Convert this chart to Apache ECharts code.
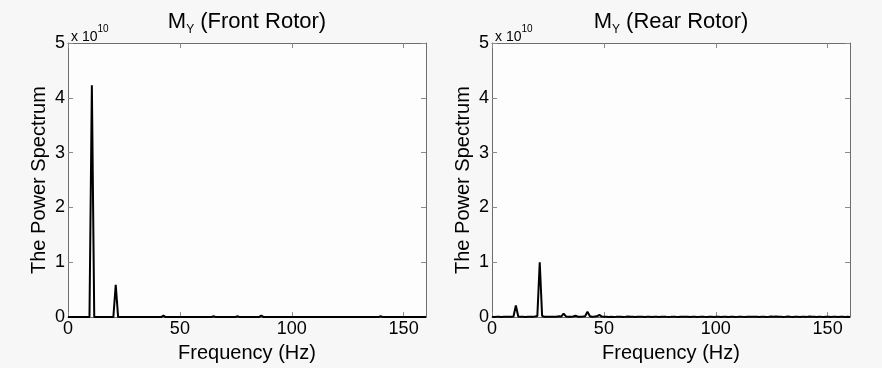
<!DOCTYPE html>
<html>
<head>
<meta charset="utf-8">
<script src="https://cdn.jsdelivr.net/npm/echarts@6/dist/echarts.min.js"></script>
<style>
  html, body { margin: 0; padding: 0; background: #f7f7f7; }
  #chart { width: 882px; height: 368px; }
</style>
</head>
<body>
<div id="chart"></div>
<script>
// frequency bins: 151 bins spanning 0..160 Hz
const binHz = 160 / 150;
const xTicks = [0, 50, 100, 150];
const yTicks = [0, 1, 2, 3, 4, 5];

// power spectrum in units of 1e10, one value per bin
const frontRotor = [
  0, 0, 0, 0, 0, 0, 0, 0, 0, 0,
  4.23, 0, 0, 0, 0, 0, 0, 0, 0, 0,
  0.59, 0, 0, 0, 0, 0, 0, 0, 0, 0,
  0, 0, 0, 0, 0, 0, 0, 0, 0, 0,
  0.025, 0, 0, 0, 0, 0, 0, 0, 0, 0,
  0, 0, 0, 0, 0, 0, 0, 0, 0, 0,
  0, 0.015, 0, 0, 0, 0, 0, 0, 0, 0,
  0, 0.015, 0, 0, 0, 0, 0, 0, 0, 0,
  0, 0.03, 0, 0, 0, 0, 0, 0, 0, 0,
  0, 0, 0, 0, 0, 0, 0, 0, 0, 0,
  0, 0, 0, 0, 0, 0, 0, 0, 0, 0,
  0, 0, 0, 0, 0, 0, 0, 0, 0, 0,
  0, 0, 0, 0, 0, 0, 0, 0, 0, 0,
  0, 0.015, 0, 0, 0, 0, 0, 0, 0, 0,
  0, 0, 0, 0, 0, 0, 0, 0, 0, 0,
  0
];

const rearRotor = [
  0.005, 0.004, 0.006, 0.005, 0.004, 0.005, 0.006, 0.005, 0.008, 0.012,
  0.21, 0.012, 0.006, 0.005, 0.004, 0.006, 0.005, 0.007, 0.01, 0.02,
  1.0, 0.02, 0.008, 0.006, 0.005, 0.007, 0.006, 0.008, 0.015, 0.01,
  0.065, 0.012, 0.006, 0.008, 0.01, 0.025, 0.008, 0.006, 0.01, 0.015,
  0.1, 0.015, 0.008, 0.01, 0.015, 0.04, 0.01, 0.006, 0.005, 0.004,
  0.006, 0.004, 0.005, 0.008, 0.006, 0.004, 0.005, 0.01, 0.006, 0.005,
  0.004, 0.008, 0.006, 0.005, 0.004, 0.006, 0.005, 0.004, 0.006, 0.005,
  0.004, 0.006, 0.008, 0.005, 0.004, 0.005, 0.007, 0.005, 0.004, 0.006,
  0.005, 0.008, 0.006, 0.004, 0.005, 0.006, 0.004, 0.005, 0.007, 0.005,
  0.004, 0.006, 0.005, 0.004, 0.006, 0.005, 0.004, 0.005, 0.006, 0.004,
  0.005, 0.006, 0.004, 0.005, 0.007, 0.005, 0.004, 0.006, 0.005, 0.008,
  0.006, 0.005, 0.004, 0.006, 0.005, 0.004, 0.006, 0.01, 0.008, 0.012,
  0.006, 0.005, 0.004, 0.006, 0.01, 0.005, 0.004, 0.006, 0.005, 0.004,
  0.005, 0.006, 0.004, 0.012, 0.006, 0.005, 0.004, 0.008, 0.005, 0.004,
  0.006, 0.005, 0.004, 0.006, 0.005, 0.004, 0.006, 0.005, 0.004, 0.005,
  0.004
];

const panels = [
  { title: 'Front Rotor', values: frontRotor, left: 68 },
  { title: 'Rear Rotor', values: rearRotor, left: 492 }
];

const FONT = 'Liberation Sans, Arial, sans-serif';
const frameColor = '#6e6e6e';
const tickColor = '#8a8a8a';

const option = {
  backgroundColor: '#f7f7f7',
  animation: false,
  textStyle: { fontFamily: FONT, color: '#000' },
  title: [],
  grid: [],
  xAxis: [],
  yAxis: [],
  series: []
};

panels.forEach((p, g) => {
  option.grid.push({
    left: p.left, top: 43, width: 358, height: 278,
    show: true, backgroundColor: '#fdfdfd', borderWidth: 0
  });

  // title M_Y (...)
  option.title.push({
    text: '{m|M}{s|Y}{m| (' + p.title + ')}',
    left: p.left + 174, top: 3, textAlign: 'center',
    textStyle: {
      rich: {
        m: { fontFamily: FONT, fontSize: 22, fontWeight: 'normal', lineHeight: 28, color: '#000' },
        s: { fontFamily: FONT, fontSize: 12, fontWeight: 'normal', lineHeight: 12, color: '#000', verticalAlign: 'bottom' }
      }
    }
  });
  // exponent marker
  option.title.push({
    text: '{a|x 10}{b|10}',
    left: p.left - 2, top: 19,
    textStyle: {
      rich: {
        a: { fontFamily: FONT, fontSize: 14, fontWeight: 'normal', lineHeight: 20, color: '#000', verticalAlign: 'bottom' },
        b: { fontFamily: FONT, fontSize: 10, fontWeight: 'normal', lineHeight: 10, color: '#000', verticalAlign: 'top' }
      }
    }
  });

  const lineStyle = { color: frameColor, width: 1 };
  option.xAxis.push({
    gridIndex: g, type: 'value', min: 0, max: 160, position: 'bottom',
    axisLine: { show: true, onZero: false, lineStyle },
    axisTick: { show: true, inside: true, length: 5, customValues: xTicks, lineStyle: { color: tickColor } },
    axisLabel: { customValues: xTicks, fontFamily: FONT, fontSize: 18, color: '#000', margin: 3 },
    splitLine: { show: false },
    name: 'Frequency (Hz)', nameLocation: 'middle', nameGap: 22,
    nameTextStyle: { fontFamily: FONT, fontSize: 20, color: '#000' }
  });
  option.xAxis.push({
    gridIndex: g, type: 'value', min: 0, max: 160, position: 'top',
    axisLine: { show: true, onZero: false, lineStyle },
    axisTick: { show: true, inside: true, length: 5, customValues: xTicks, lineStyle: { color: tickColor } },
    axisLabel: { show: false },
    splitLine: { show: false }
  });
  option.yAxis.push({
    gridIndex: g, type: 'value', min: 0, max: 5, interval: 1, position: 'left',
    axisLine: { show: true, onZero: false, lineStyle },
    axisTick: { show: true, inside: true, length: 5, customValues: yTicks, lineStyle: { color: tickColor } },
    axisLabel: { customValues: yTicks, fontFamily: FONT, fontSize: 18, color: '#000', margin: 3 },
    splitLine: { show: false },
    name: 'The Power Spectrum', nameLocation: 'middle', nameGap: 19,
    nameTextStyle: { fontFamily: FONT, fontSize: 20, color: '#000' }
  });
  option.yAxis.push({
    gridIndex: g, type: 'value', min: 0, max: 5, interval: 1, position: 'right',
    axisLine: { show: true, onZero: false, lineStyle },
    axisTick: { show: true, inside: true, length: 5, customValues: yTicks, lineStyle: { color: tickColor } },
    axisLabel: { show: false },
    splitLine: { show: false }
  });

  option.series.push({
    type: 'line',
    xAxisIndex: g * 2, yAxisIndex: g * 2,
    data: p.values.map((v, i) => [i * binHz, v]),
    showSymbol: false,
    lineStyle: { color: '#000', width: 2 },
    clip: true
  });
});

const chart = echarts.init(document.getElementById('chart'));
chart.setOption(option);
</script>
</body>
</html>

----

Problem statement:
Transcribe all of the material exactly, leaving out whatever pictures it contains.

Exercise result:
Convert this chart to Apache ECharts code.
<!DOCTYPE html>
<html>
<head>
<meta charset="utf-8">
<script src="https://cdn.jsdelivr.net/npm/echarts@6/dist/echarts.min.js"></script>
<style>
  html, body { margin: 0; padding: 0; background: #f7f7f7; }
  #chart { width: 882px; height: 368px; }
</style>
</head>
<body>
<div id="chart"></div>
<script>
// frequency bins: 151 bins spanning 0..160 Hz
const binHz = 160 / 150;
const xTicks = [0, 50, 100, 150];
const yTicks = [0, 1, 2, 3, 4, 5];

// power spectrum in units of 1e10, one value per bin
const frontRotor = [
  0, 0, 0, 0, 0, 0, 0, 0, 0, 0,
  4.23, 0, 0, 0, 0, 0, 0, 0, 0, 0,
  0.59, 0, 0, 0, 0, 0, 0, 0, 0, 0,
  0, 0, 0, 0, 0, 0, 0, 0, 0, 0,
  0.025, 0, 0, 0, 0, 0, 0, 0, 0, 0,
  0, 0, 0, 0, 0, 0, 0, 0, 0, 0,
  0, 0.015, 0, 0, 0, 0, 0, 0, 0, 0,
  0, 0.015, 0, 0, 0, 0, 0, 0, 0, 0,
  0, 0.03, 0, 0, 0, 0, 0, 0, 0, 0,
  0, 0, 0, 0, 0, 0, 0, 0, 0, 0,
  0, 0, 0, 0, 0, 0, 0, 0, 0, 0,
  0, 0, 0, 0, 0, 0, 0, 0, 0, 0,
  0, 0, 0, 0, 0, 0, 0, 0, 0, 0,
  0, 0.015, 0, 0, 0, 0, 0, 0, 0, 0,
  0, 0, 0, 0, 0, 0, 0, 0, 0, 0,
  0
];

const rearRotor = [
  0.005, 0.004, 0.006, 0.005, 0.004, 0.005, 0.006, 0.005, 0.008, 0.012,
  0.21, 0.012, 0.006, 0.005, 0.004, 0.006, 0.005, 0.007, 0.01, 0.02,
  1.0, 0.02, 0.008, 0.006, 0.005, 0.007, 0.006, 0.008, 0.015, 0.01,
  0.065, 0.012, 0.006, 0.008, 0.01, 0.025, 0.008, 0.006, 0.01, 0.015,
  0.1, 0.015, 0.008, 0.01, 0.015, 0.04, 0.01, 0.006, 0.005, 0.004,
  0.006, 0.004, 0.005, 0.008, 0.006, 0.004, 0.005, 0.01, 0.006, 0.005,
  0.004, 0.008, 0.006, 0.005, 0.004, 0.006, 0.005, 0.004, 0.006, 0.005,
  0.004, 0.006, 0.008, 0.005, 0.004, 0.005, 0.007, 0.005, 0.004, 0.006,
  0.005, 0.008, 0.006, 0.004, 0.005, 0.006, 0.004, 0.005, 0.007, 0.005,
  0.004, 0.006, 0.005, 0.004, 0.006, 0.005, 0.004, 0.005, 0.006, 0.004,
  0.005, 0.006, 0.004, 0.005, 0.007, 0.005, 0.004, 0.006, 0.005, 0.008,
  0.006, 0.005, 0.004, 0.006, 0.005, 0.004, 0.006, 0.01, 0.008, 0.012,
  0.006, 0.005, 0.004, 0.006, 0.01, 0.005, 0.004, 0.006, 0.005, 0.004,
  0.005, 0.006, 0.004, 0.012, 0.006, 0.005, 0.004, 0.008, 0.005, 0.004,
  0.006, 0.005, 0.004, 0.006, 0.005, 0.004, 0.006, 0.005, 0.004, 0.005,
  0.004
];

const panels = [
  { title: 'Front Rotor', values: frontRotor, left: 68 },
  { title: 'Rear Rotor', values: rearRotor, left: 492 }
];

const FONT = 'Liberation Sans, Arial, sans-serif';
const frameColor = '#6e6e6e';
const tickColor = '#8a8a8a';

const option = {
  backgroundColor: '#f7f7f7',
  animation: false,
  textStyle: { fontFamily: FONT, color: '#000' },
  title: [],
  grid: [],
  xAxis: [],
  yAxis: [],
  series: []
};

panels.forEach((p, g) => {
  option.grid.push({
    left: p.left, top: 43, width: 358, height: 278,
    show: true, backgroundColor: '#fdfdfd', borderWidth: 0
  });

  // title M_Y (...)
  option.title.push({
    text: '{m|M}{s|Y}{m| (' + p.title + ')}',
    left: p.left + 174, top: 3, textAlign: 'center',
    textStyle: {
      rich: {
        m: { fontFamily: FONT, fontSize: 22, fontWeight: 'normal', lineHeight: 28, color: '#000' },
        s: { fontFamily: FONT, fontSize: 12, fontWeight: 'normal', lineHeight: 12, color: '#000', verticalAlign: 'bottom' }
      }
    }
  });
  // exponent marker
  option.title.push({
    text: '{a|x 10}{b|10}',
    left: p.left - 2, top: 19,
    textStyle: {
      rich: {
        a: { fontFamily: FONT, fontSize: 14, fontWeight: 'normal', lineHeight: 20, color: '#000', verticalAlign: 'bottom' },
        b: { fontFamily: FONT, fontSize: 10, fontWeight: 'normal', lineHeight: 10, color: '#000', verticalAlign: 'top' }
      }
    }
  });

  const lineStyle = { color: frameColor, width: 1 };
  option.xAxis.push({
    gridIndex: g, type: 'value', min: 0, max: 160, position: 'bottom',
    axisLine: { show: true, onZero: false, lineStyle },
    axisTick: { show: true, inside: true, length: 5, customValues: xTicks, lineStyle: { color: tickColor } },
    axisLabel: { customValues: xTicks, fontFamily: FONT, fontSize: 18, color: '#000', margin: 3 },
    splitLine: { show: false },
    name: 'Frequency (Hz)', nameLocation: 'middle', nameGap: 22,
    nameTextStyle: { fontFamily: FONT, fontSize: 20, color: '#000' }
  });
  option.xAxis.push({
    gridIndex: g, type: 'value', min: 0, max: 160, position: 'top',
    axisLine: { show: true, onZero: false, lineStyle },
    axisTick: { show: true, inside: true, length: 5, customValues: xTicks, lineStyle: { color: tickColor } },
    axisLabel: { show: false },
    splitLine: { show: false }
  });
  option.yAxis.push({
    gridIndex: g, type: 'value', min: 0, max: 5, interval: 1, position: 'left',
    axisLine: { show: true, onZero: false, lineStyle },
    axisTick: { show: true, inside: true, length: 5, customValues: yTicks, lineStyle: { color: tickColor } },
    axisLabel: { customValues: yTicks, fontFamily: FONT, fontSize: 18, color: '#000', margin: 3 },
    splitLine: { show: false },
    name: 'The Power Spectrum', nameLocation: 'middle', nameGap: 19,
    nameTextStyle: { fontFamily: FONT, fontSize: 20, color: '#000' }
  });
  option.yAxis.push({
    gridIndex: g, type: 'value', min: 0, max: 5, interval: 1, position: 'right',
    axisLine: { show: true, onZero: false, lineStyle },
    axisTick: { show: true, inside: true, length: 5, customValues: yTicks, lineStyle: { color: tickColor } },
    axisLabel: { show: false },
    splitLine: { show: false }
  });

  option.series.push({
    type: 'line',
    xAxisIndex: g * 2, yAxisIndex: g * 2,
    data: p.values.map((v, i) => [i * binHz, v]),
    showSymbol: false,
    lineStyle: { color: '#000', width: 2 },
    clip: true
  });
});

const chart = echarts.init(document.getElementById('chart'));
chart.setOption(option);
</script>
</body>
</html>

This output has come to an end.